I think the problem is the way literally everything that Hans Zimmer does gets overhyped out of proportion. I watched Dune in cinema, loved it a lot, even liked parts of the music, but a lot of it left me very unimpressed. Of the albums I prefer the Sketchbook over the actual soundtrack.

> but I cannot reject the approach out of hand as you do.
Yes, I give you that. A number of recent works by Hans Zimmer that were interesting to say the least, got very grating reviews here

> Demanding a Williams-esque score for every and all films is a creative
> dead-end. It’s dogma that blunts, not aids creativity.
But that's not what was demanded in the review. John Williams is only mentioned once if I recall right - and I read this long review only a few minutes ago big grin - and only then in the context of, that Hans Zimmer went furthest away from it. Your comment would make more sense, if you swapped John Williams with Toto, because the review compares those two scores a lot more.

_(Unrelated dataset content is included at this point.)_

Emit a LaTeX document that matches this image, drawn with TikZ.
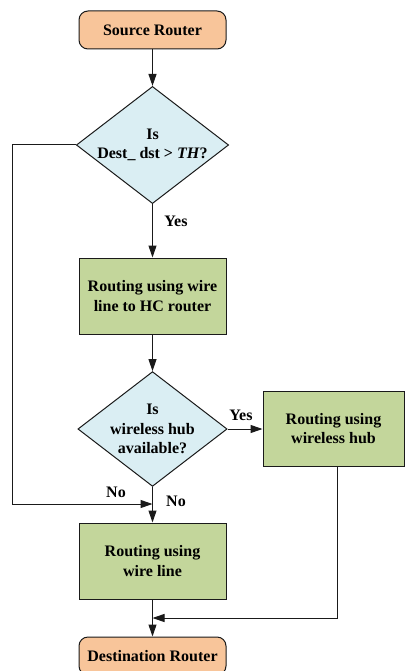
\documentclass[tikz,border=0pt]{standalone}
\usepackage{fontspec}
\setmainfont{Liberation Serif}
\usetikzlibrary{shapes.geometric,arrows.meta}
\definecolor{termfill}{HTML}{F8C59A}
\definecolor{decfill}{HTML}{DAEEF3}
\definecolor{procfill}{HTML}{C3D69B}
\definecolor{linecol}{HTML}{1A1A1A}
\begin{document}
\begin{tikzpicture}[x=1pt,y=-1pt,
  every node/.style={font=\fontsize{16}{19.5}\selectfont\bfseries, text=black},
  term/.style={draw=linecol, line width=1pt, fill=termfill, rounded corners=9pt, minimum width=147pt, minimum height=38pt, inner sep=0pt},
  proc/.style={draw=linecol, line width=1pt, fill=procfill, minimum width=147pt, minimum height=76pt, align=center, inner sep=0pt},
  dec/.style={diamond, draw=linecol, line width=1pt, fill=decfill, minimum width=147pt, minimum height=113pt, aspect=1.3, inner sep=0pt, align=center},
  conn/.style={draw=linecol, line width=1pt, -{Triangle[length=12pt,width=8pt]}}]
\useasboundingbox (0,0) rectangle (405,671);
\node[term] (src) at (152.5,30) {Source Router};
\node[dec] (d1) at (152.5,145) {Is\\Dest\_ dst > \textit{TH}?};
\node[proc] (box1) at (152.5,296) {Routing using wire\\line to HC router};
\node[dec] (d2) at (152.5,429) {Is\\wireless hub\\available?};
\node[proc, minimum width=141pt, minimum height=75pt] (hub) at (333.5,428.5) {Routing using\\wireless hub};
\node[proc] (box3) at (152.5,561) {Routing using\\wire line};
\node[term] (dest) at (152.5,656) {Destination Router};
\coordinate (j1) at (152.5,504);
\coordinate (j2) at (152.5,618);
\coordinate (lx) at (12,145);
\coordinate (hx) at (337,466);
\node (yes1) at (176,221) {Yes};
\node (yes2) at (241,415) {Yes};
\node (no1) at (116,492) {No};
\node (no2) at (176,501) {No};
\draw[conn] (src) -- (d1);
\draw[conn] (d1) -- (box1);
\draw[conn] (box1) -- (d2);
\draw[conn] (d2.east) -- (d2.east -| hub.west);
\draw[conn] (d2) -- (box3);
\draw[conn] (d1.west) -- (lx) |- (j1);
\draw[conn] (hx) |- (j2);
\draw[conn] (box3) -- (dest);
\end{tikzpicture}
\end{document}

> but the venom in your review says more about the
> reviewer than the work being reviewed and while I’ll accept that from
> Harlan Ellison and a few others, I tend to read those reviews (read his
> review of a new hope) for his writing more than as a critic for just that
> reason.
Definately agree here. The tone of the review is pretty off. It does raise good points, but sounds a lot more cyncical, than it would have to.